Focusing on data exchange is fine but shouldn’t they also consider the CMDB Meta data and propose a common model eventually re-usable by third parties?

All vendors’ CMDB have their own Meta model and as from now I have never seen from any vendor a roadmap related to the repository. As an example, with the acquisition of both Mercury and Peregrine, HP initially announced the migration from the HP Openview Service Desk, to Service Center, and now has announced that next CMDB would be the one from Mercury, which is in fact…Appilog… (An acquisition from Mercury). So what!

There is a need for a “next generation CMDB” for the following reasons:

- BPM based on a SOA architecture invoque IT components (software on hardware…) and we should have a link between a Business Process and the underlying Cis. A CMDB should also be process based.
- Relation is important that’s for sure but dependencies is another key topic. How does infratructure relates one to the other, how information relates one to the other, how physically components relates one to the other, how does application code relates (Cendura acquired by CA is maybe one of the only company which deleivred that capability) etc… A CMDB should be also able to add dependencies on the top of relationships.

This initiative will help the concept of federated CMDB and information exchange but will not really look at today’s requirements… A unified Meta model could be an interesting initiative for these vendors as this would create a new generation of unified Service management/Business Process management solutions.

23 November, 2006

Does an IT ERP make sense?

Despite the fact that some software vendors companies such as ITM Software are considered to deliver such a solution, I would rather qualify this product as a Project and Portfolio Management solution such as Primavera, Artemis, Mercury and others.

Many companies have a wide range of non integrated solutions covering several aspects of IT Governance such as:

-Project Management
-Portfolio Management
-Time Management
-Service Management
-Enterprise Architecture
-System Management
-Security Management
-Asset Management
etc..

For each of these components some of them have associated processes but no real touch points between them and the visibility is quite difficult to get in terms of IT Service quality. Some companies passed certifications such as ISO 9000, ISO 27001, went through COBIT, and are ITIL based etc... But from my various observations, they do not have a consolidated or integrated view of their IT Services which would contribute to the improvement of Business IT Alignment.

Very often, top management including the CIO ask for IT to deliver Dashboards where we can have in real time indicators (KPIs) on the department performance and then be able to benchmark against competition.

Among existing solutions we have, IT Governance suites such as Mercury ITG or CA Clarity, Service Management platforms such as Peregrine Service Desk, Remedy, CA, HP, Asset management solutions, and finally Time Management product. In the system management landscape, Tivoli, CA Unicenter, and lots of various monitor solutions to manage networks. Fiinally, Enterprise Architecure is often covered by companies such as Telelogic (Popkin), Casewise, Metis solutions etc…
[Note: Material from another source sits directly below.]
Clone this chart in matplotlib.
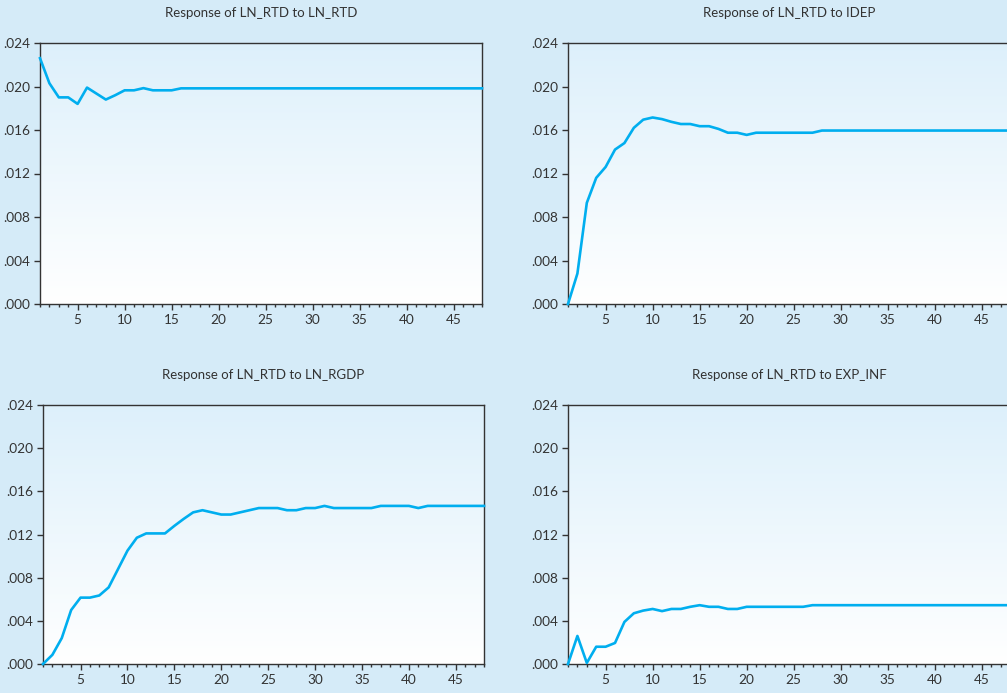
import numpy as np
import matplotlib
matplotlib.use("Agg")
import matplotlib.pyplot as plt
from matplotlib.ticker import MultipleLocator, FuncFormatter
from matplotlib.colors import LinearSegmentedColormap

plt.rcParams['font.family'] = ['Lato', 'DejaVu Sans']

periods = np.arange(1, 49)

titles = ["Response of LN_RTD to LN_RTD", "Response of LN_RTD to IDEP",
          "Response of LN_RTD to LN_RGDP", "Response of LN_RTD to EXP_INF"]

# responses (x 0.001), periods 1..48
resp_rtd = [22.6, 20.3, 19.0, 19.0, 18.4, 19.9, 19.35, 18.8, 19.2, 19.65,
            19.65, 19.85, 19.65, 19.65, 19.65, 19.83] + [19.83] * 32
resp_idep = [0.0, 2.8, 9.3, 11.6, 12.6, 14.2, 14.8, 16.2, 16.95, 17.15,
             17.0, 16.75, 16.55, 16.55, 16.35, 16.35, 16.1, 15.75, 15.75, 15.55,
             15.75, 15.75, 15.75, 15.75, 15.75, 15.75, 15.75] + [15.95] * 21
resp_rgdp = [0.0, 0.85, 2.4, 5.0, 6.15, 6.15, 6.35, 7.1, 8.8, 10.5,
             11.7, 12.1, 12.1, 12.1, 12.8, 13.45, 14.05, 14.25, 14.05, 13.85,
             13.85, 14.05, 14.25, 14.45, 14.45, 14.45, 14.25, 14.25, 14.45, 14.45,
             14.65, 14.45, 14.45, 14.45, 14.45, 14.45, 14.65, 14.65, 14.65, 14.65,
             14.45, 14.65, 14.65, 14.65, 14.65, 14.65, 14.65, 14.65]
resp_inf = [0.0, 2.6, 0.1, 1.6, 1.6, 1.95, 3.9, 4.7, 4.95, 5.1,
            4.9, 5.1, 5.1, 5.3, 5.45, 5.3, 5.3, 5.1, 5.1, 5.3,
            5.3, 5.3, 5.3, 5.3, 5.3, 5.3] + [5.45] * 22
responses = [resp_rtd, resp_idep, resp_rgdp, resp_inf]

W, H = 1007, 693
fig = plt.figure(figsize=(W / 100, H / 100), dpi=100)
fig.patch.set_facecolor('#d5ebf8')

# axes boxes in pixels: left, top, right, bottom
boxes = [(40, 43, 482, 304), (568, 43, 1010, 304),
         (43, 405, 484, 664), (568, 405, 1010, 664)]

grad = LinearSegmentedColormap.from_list('bg', ['#ffffff', '#ddf0fb'])
txt = '#333333'

for box, title, vals in zip(boxes, titles, responses):
    l, t, r, b = box
    ax = fig.add_axes([l / W, 1 - b / H, (r - l) / W, (b - t) / H])
    ax.set_facecolor('none')
    ax.imshow(np.linspace(0, 1, 256).reshape(-1, 1), cmap=grad, origin='lower',
              extent=[0, 1, 0, 1], transform=ax.transAxes, aspect='auto', zorder=0)
    ax.plot(periods, np.array(vals) / 1000, color='#00aeef', lw=1.9,
            solid_joinstyle='round', zorder=3, clip_on=False)
    ax.set_xlim(1, 48)
    ax.set_ylim(0, 0.024)
    ax.xaxis.set_major_locator(MultipleLocator(5))
    ax.xaxis.set_minor_locator(MultipleLocator(1))
    ax.yaxis.set_major_locator(MultipleLocator(0.004))
    ax.yaxis.set_major_formatter(FuncFormatter(lambda v, p: f"{v:.3f}".lstrip('0')))
    ax.tick_params(which='major', direction='out', length=4, width=1,
                   color='#333333', labelsize=9.8, labelcolor=txt, pad=3)
    ax.tick_params(which='minor', direction='out', length=2.5, width=1, color='#333333')
    ax.tick_params(axis='y', which='minor', length=0)
    for s in ax.spines.values():
        s.set_color('#333333')
        s.set_linewidth(1)
    ax.set_title(title, fontsize=9.5, color=txt, pad=19)

fig.savefig('out.png', dpi=100, facecolor=fig.get_facecolor())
My experience would be to claim that first we need to re-engineer the process, have integrated flows between domains in order ro be able deliver these dashboards, finally avoid duplicated activities within an IT Department.

As no vendors today is able to deliver such an “IT ERP” (but probably HP, IBM and CA will be able to deliver this but nor before a couple of years…), an alternative would be to consider services around these platforms and then from a portal, orchestrate those services, provide results in various dashboards. Obviously if we had an integrated platform, that would be easier.

For the time being, mash-up applications are probably the only way to produce an IT ERP.

29 August, 2006

Will Service Management solutions become SOA Governance platforms?

As a starting point, let’s re-define what a Configuration Management Database (CMDB) is… A CMDB is a database that holds a complete record of all configuration items (CIs) associated with the IT Infrastructure, software, hardware, including information about servers, storage devices, networks, middleware, applications and data, i.e. versions, location, documentation, components and the relationships between them.

Configuration Management which is one of the main ITIL processes requires the use of support tools, which include a CMDB. Physical and electronic libraries should be set up parallel to the CMDB to hold definitive copies of software and documentation.

Until now, several vendors have provided through their Service Desk offering, and out of the box CMDB which in some case could be altered. Among these vendors we can find, BMC-Remedy, HP, Peregrine (now HP…), Axios systems, Computer Associates, Mercury (now HP…), IBM, and many others.

Last April, some vendors like CA, BMC, IBM, and Fujitsu announced they would work toward developing "an industry standard for federating and accessing IT information" that would ideally integrate communication between disparate configuration management databases.

CMDBs have become one of central elements of enterprise IT management, so a standards-based approach to this critical functionality is necessary and valuable.

Looking at SOA and the way we define composite applications and services, we definitely need to build the latest on the top of existing IT Infrastructure, software and hardware. In other words, a CMDB could also be used to manage the catalogue of SOA Services!

I would be tempted to think that in the next 2 years, a CMDB will be a modular component, usable by either Service Management solutions, and/or SOA Governance products. A CMDB could become a sort of “plugin” available from various vendors with sets of APIs, and why not web services.

SOAs are distributed computing plans where companies often situate Web services and reuse code and other assets to create efficiencies. Vendors like IBM, Microsoft, BEA, Oracle, and Mercury are creating SOA infrastructure platforms to speed information exchange between different computing machines. A few months ago, prior to HP acquisition, Mercury acquired a SOA company named Systinet. This acquisition strengthened Mercury's position in the high growth SOA (Service-Oriented Architecture) market by giving the company leading SOA governance and lifecycle management products.

An integration point should be between the SOA metadata repositories and a configuration management database (CMDB) to manage the lifecycle through to operations. If HP considers the range of acquisition they recently did with Peregrine, Mercury...and Systinet…there would be a high probability, this integration occurs!

Another observation on this future integration is potentially visible with IBM. IBM released recently a CMDB titled Tivoli CCMDB, and also launched a management and security solutions for managing SOA based applications, IBM launched last April IT Service Management platform.

The IBM IT Service Management platform manages SOA based composite applications. It is supposed to offer an approach to defining a framework and solutions for IT service management, including extending self-managing autonomic computing to IT services.

“Tivoli CCMDB uses a Federated model that allows it to be implemented on top of an existing sources of IT data, and serves as an authoritative source of data for configuration items, their relationships, so that when a change needs to be made to any of the IT components, one can understand the impact of that change on other related components. IBM's ITSM platform along with, IBM Tivoli security and compliance products like Tivoli Access Manager and Tivoli Federated Identity Manager delivers a complete end-to-end solution for the "manage", "secure" and "compliance" of distributed SOA applications.”

IBM and HP are two companies which will probably compete in both IT Service Management and SOA. They probably understood the synergy between the two worlds, and we can predict a future new generation of CMDBs, modular, accessible from web services, and used for several companies needs: Service Management and SOA Governance.